From: Linus Torvalds
Date: Sat Nov 13 2021 - 17:59:11 EST


On Sat, Nov 13, 2021 at 2:30 PM Yang Shi <shy828301@xxxxxxxxx> wrote:
>
> The above snippet is actually ok since if *pagep returned via
> shmem_getpage()'s parameter is not NULL, then ret is 0.

That's a random implementation detail, and is not ok to rely on.

It may or may not be true, and is not part of the rules of error handling.

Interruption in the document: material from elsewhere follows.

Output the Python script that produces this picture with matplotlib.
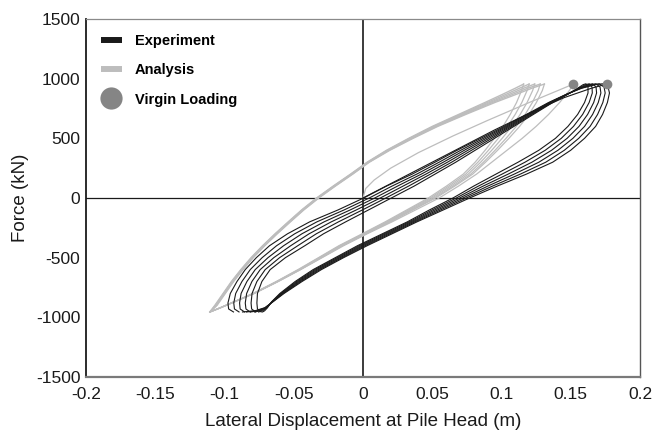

If a function returns an error, you shouldn't be looking at the other
stuff it returned.

Here's a very recent example of the same kind of problem:

https://lore.kernel.org/lkml/163663333331.414.639840290224641315.tip-bot2@tip-bot2/

where people didn't actually look properly at the return value of the
function, and instead looked at the page pointers that the function
filled in.

See? EXACT same logic. And completely buggy.

> When shmem_getpage() returns error code, *pagep is NULL IIUC.

No.

When a function returns an error code, you check for the error code,
and don't rely on weather the function then filled in other data (or
left it alone, or whatever).

So the code should

(a) check and handle error returns properly

(b) be legible

That (b) basically means that if it's not entirely trivial (and none
of this was entirely trivial), then when you get an error, you just
deal with it right away. You return early, and undo anything you need
to undo.

You don't do "oh, let's keep that error, and then do something else
that maybe also generates an error".

That "don't handle the error directly" was why
shmem_read_mapping_page_gfp() was buggy and would cause an oops.

And while the shmem_write_begin() code migth not cause an oops, it had
the same fundamental bad pattern.

Error handling is where 99% of all problems occur. But that also means
that you should do the obvious thing wrt error handling, and not have
some crazy "if function X returned an error, it will have left the
return array untouched" which may or may not be true.

When a function returns an error code, you do error handling based on
that code. Not on some random other state.

Linus